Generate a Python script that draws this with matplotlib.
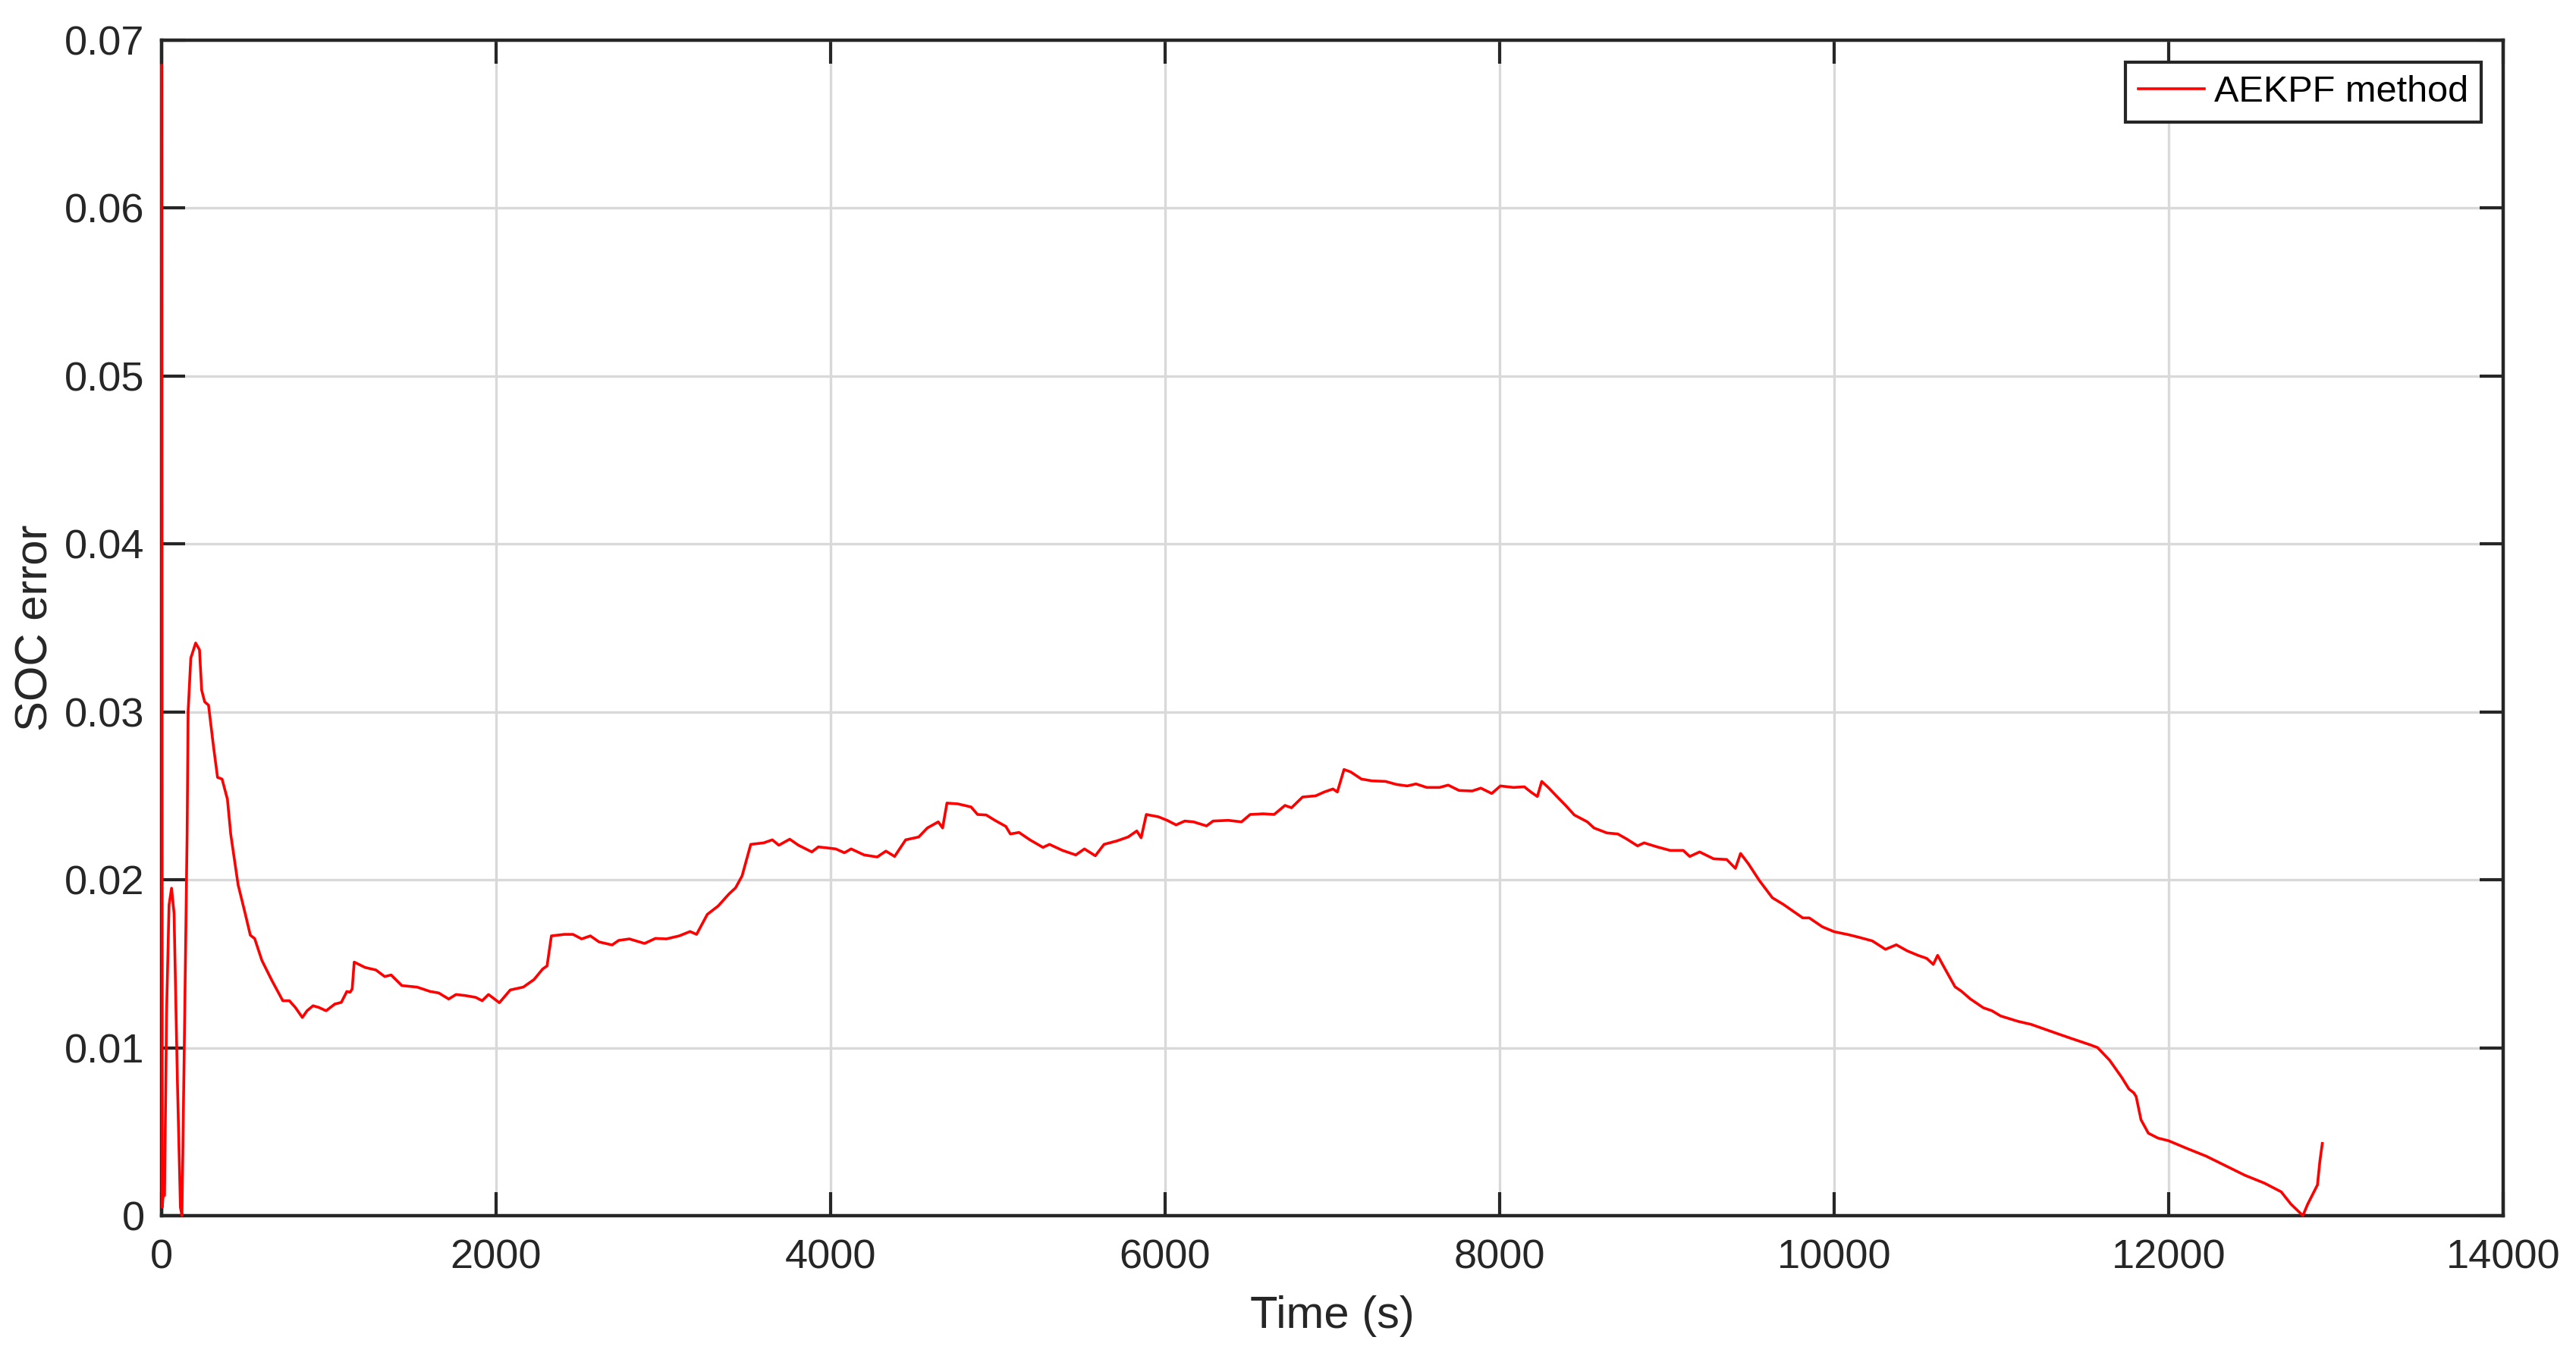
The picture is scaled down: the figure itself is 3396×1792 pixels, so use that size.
import matplotlib
matplotlib.use('Agg')
import matplotlib.pyplot as plt

plt.rcParams['font.family'] = ['Liberation Sans', 'DejaVu Sans']

# 读数：时间 (s) 与 SOC 误差
time_s = [0, 4, 10, 18, 30, 45, 60, 75, 95, 113, 122, 136, 153, 159, 175, 204, 227, 240,
          258, 281, 310, 335, 362, 394, 414, 458, 500, 531, 557, 600, 660, 725, 764, 800,
          842, 870, 906, 940, 984, 1036, 1075, 1108, 1127, 1140, 1152, 1217, 1282, 1334,
          1373, 1437, 1528, 1606, 1658, 1717, 1761, 1820, 1878, 1917, 1955, 2020, 2085,
          2163, 2227, 2279, 2305, 2331, 2409, 2460, 2512, 2564, 2616, 2694, 2733, 2797,
          2888, 2953, 3018, 3095, 3160, 3199, 3263, 3328, 3393, 3432, 3471, 3523, 3600,
          3652, 3691, 3756, 3808, 3888, 3927, 4031, 4083, 4123, 4201, 4279, 4331, 4383,
          4449, 4527, 4579, 4644, 4670, 4696, 4762, 4840, 4879, 4931, 4983, 5048, 5075,
          5127, 5192, 5270, 5309, 5387, 5466, 5518, 5583, 5635, 5713, 5779, 5831, 5857,
          5888, 5961, 6013, 6066, 6118, 6170, 6248, 6287, 6378, 6457, 6509, 6587, 6652,
          6717, 6756, 6822, 6900, 6952, 7004, 7030, 7070, 7109, 7174, 7239, 7318, 7383,
          7448, 7500, 7565, 7641, 7693, 7758, 7836, 7888, 7953, 8005, 8083, 8148, 8187,
          8226, 8252, 8291, 8343, 8395, 8447, 8525, 8564, 8642, 8707, 8760, 8825, 8864,
          8942, 9020, 9098, 9137, 9196, 9280, 9358, 9410, 9441, 9488, 9553, 9631, 9696,
          9813, 9852, 9930, 10000, 10087, 10151, 10229, 10307, 10372, 10437, 10502, 10554,
          10593, 10619, 10658, 10723, 10762, 10814, 10892, 10944, 10996, 11100, 11178,
          11269, 11329, 11416, 11532, 11575, 11647, 11720, 11763, 11792, 11806, 11835,
          11879, 11936, 12000, 12110, 12225, 12341, 12457, 12572, 12673, 12731, 12803,
          12832, 12890, 12904, 12919]

soc_err = [0.0685, 0.0005, 0.0012, 0.0012, 0.0120, 0.0185, 0.0195, 0.0180, 0.0080, 0.0005,
           0.0000, 0.0100, 0.0227, 0.0300, 0.0332, 0.0341, 0.0337, 0.0313, 0.0306, 0.0304,
           0.0280, 0.0261, 0.0260, 0.0248, 0.0227, 0.0197, 0.0180, 0.0167, 0.0165, 0.0152,
           0.0140, 0.0128, 0.0128, 0.0124, 0.0118, 0.0122, 0.0125, 0.0124, 0.0122, 0.0126,
           0.0127, 0.01335, 0.0133, 0.0135, 0.0151, 0.01478, 0.01463, 0.01424, 0.01433,
           0.0137, 0.01361, 0.01335, 0.01326, 0.0129, 0.01317, 0.0131, 0.0130, 0.0128,
           0.01317, 0.01268, 0.01344, 0.01361, 0.01406, 0.01469, 0.01487, 0.01666, 0.01675,
           0.01675, 0.01648, 0.01666, 0.0163, 0.01612, 0.01639, 0.01648, 0.01621, 0.01651,
           0.01648, 0.01666, 0.01692, 0.01675, 0.01794, 0.01844, 0.01916, 0.01952, 0.02023,
           0.02211, 0.0222, 0.02238, 0.02206, 0.02242, 0.02206, 0.02166, 0.02196, 0.02184,
           0.02161, 0.02184, 0.02148, 0.02136, 0.02171, 0.02139, 0.02238, 0.02255, 0.02309,
           0.02345, 0.02309, 0.02457, 0.02452, 0.02434, 0.02389, 0.02386, 0.02354, 0.02318,
           0.02273, 0.02282, 0.02238, 0.02193, 0.02211, 0.02175, 0.02148, 0.02184, 0.02143,
           0.02211, 0.02232, 0.02255, 0.02291, 0.0225, 0.02389, 0.02375, 0.02354, 0.02327,
           0.0235, 0.02345, 0.02321, 0.0235, 0.02354, 0.02345, 0.02389, 0.02393, 0.02389,
           0.02443, 0.02429, 0.02493, 0.025, 0.02523, 0.02541, 0.02523, 0.02657, 0.02643,
           0.026, 0.02589, 0.02586, 0.02568, 0.02559, 0.02571, 0.0255, 0.0255, 0.02564,
           0.02532, 0.02529, 0.02546, 0.02514, 0.02559, 0.0255, 0.02554, 0.02523, 0.02496,
           0.02586, 0.0255, 0.02496, 0.02443, 0.02386, 0.02345, 0.02309, 0.02279, 0.02273,
           0.02243, 0.02202, 0.0222, 0.02196, 0.02175, 0.02175, 0.02139, 0.02166, 0.02125,
           0.02121, 0.02068, 0.02157, 0.02095, 0.01996, 0.01893, 0.01854, 0.01773, 0.01773,
           0.0172, 0.01691, 0.01673, 0.01657, 0.01636, 0.01586, 0.01613, 0.01577, 0.0155,
           0.01532, 0.01496, 0.0155, 0.01479, 0.01363, 0.01336, 0.01291, 0.01238, 0.0122,
           0.01189, 0.01157, 0.01139, 0.01107, 0.01086, 0.01056, 0.01017, 0.01001, 0.00926,
           0.00823, 0.00754, 0.00731, 0.00709, 0.00571, 0.00491, 0.00462, 0.00446, 0.0040,
           0.00354, 0.00297, 0.0024, 0.00194, 0.00142, 0.00069, 0.0, 0.00069, 0.00183,
           0.0032, 0.0043]

x_ticks = [0, 2000, 4000, 6000, 8000, 10000, 12000, 14000]
y_ticks = [0, 0.01, 0.02, 0.03, 0.04, 0.05, 0.06, 0.07]
y_tick_labels = ['0', '0.01', '0.02', '0.03', '0.04', '0.05', '0.06', '0.07']

fig = plt.figure(figsize=(16.98, 8.96), dpi=200)
ax = fig.add_axes([0.0627, 0.1055, 0.909, 0.8649])

# 曲线画在边框之上，起始尖峰贴着左边框也能看见
ax.plot(time_s, soc_err, color='red', linewidth=1.3, label='AEKPF method',
        zorder=3, clip_on=False)

ax.set_xlim(0, 14000)
ax.set_ylim(0, 0.07)
ax.set_xticks(x_ticks)
ax.set_xticklabels([str(v) for v in x_ticks])
ax.set_yticks(y_ticks)
ax.set_yticklabels(y_tick_labels)

ax.grid(True, color='#d9d9d9', linewidth=1.2)
ax.set_axisbelow(True)
ax.tick_params(direction='in', length=11, width=1.5, top=True, right=True,
               labelsize=19.5, colors='#262626', pad=8)
ax.tick_params(axis='x', pad=11)
for s in ax.spines.values():
    s.set_linewidth(1.6)
    s.set_color('#262626')
    s.set_zorder(2.5)

ax.set_xlabel('Time (s)', fontsize=21.5, color='#262626', labelpad=9)
ax.set_ylabel('SOC error', fontsize=21.5, color='#262626', labelpad=4)

leg = ax.legend(loc='upper right', fontsize=17.5, fancybox=False, framealpha=1,
                edgecolor='#262626', handlelength=1.8, handletextpad=0.25,
                borderpad=0.35, borderaxespad=0.6)
leg.get_frame().set_linewidth(1.5)
leg.set_zorder(5)

fig.savefig('out.png', dpi=200)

◆ ◆ ◆ ◆ ◆

Repeat exactly the lines from the one containing "The picture is" through the one containing "12832, 12890, 12904, 12919]", both included, and nothing else.

> **FULL ANSWER**:
The picture is scaled down: the figure itself is 3396×1792 pixels, so use that size.
import matplotlib
matplotlib.use('Agg')
import matplotlib.pyplot as plt

plt.rcParams['font.family'] = ['Liberation Sans', 'DejaVu Sans']

# 读数：时间 (s) 与 SOC 误差
time_s = [0, 4, 10, 18, 30, 45, 60, 75, 95, 113, 122, 136, 153, 159, 175, 204, 227, 240,
          258, 281, 310, 335, 362, 394, 414, 458, 500, 531, 557, 600, 660, 725, 764, 800,
          842, 870, 906, 940, 984, 1036, 1075, 1108, 1127, 1140, 1152, 1217, 1282, 1334,
          1373, 1437, 1528, 1606, 1658, 1717, 1761, 1820, 1878, 1917, 1955, 2020, 2085,
          2163, 2227, 2279, 2305, 2331, 2409, 2460, 2512, 2564, 2616, 2694, 2733, 2797,
          2888, 2953, 3018, 3095, 3160, 3199, 3263, 3328, 3393, 3432, 3471, 3523, 3600,
          3652, 3691, 3756, 3808, 3888, 3927, 4031, 4083, 4123, 4201, 4279, 4331, 4383,
          4449, 4527, 4579, 4644, 4670, 4696, 4762, 4840, 4879, 4931, 4983, 5048, 5075,
          5127, 5192, 5270, 5309, 5387, 5466, 5518, 5583, 5635, 5713, 5779, 5831, 5857,
          5888, 5961, 6013, 6066, 6118, 6170, 6248, 6287, 6378, 6457, 6509, 6587, 6652,
          6717, 6756, 6822, 6900, 6952, 7004, 7030, 7070, 7109, 7174, 7239, 7318, 7383,
          7448, 7500, 7565, 7641, 7693, 7758, 7836, 7888, 7953, 8005, 8083, 8148, 8187,
          8226, 8252, 8291, 8343, 8395, 8447, 8525, 8564, 8642, 8707, 8760, 8825, 8864,
          8942, 9020, 9098, 9137, 9196, 9280, 9358, 9410, 9441, 9488, 9553, 9631, 9696,
          9813, 9852, 9930, 10000, 10087, 10151, 10229, 10307, 10372, 10437, 10502, 10554,
          10593, 10619, 10658, 10723, 10762, 10814, 10892, 10944, 10996, 11100, 11178,
          11269, 11329, 11416, 11532, 11575, 11647, 11720, 11763, 11792, 11806, 11835,
          11879, 11936, 12000, 12110, 12225, 12341, 12457, 12572, 12673, 12731, 12803,
          12832, 12890, 12904, 12919]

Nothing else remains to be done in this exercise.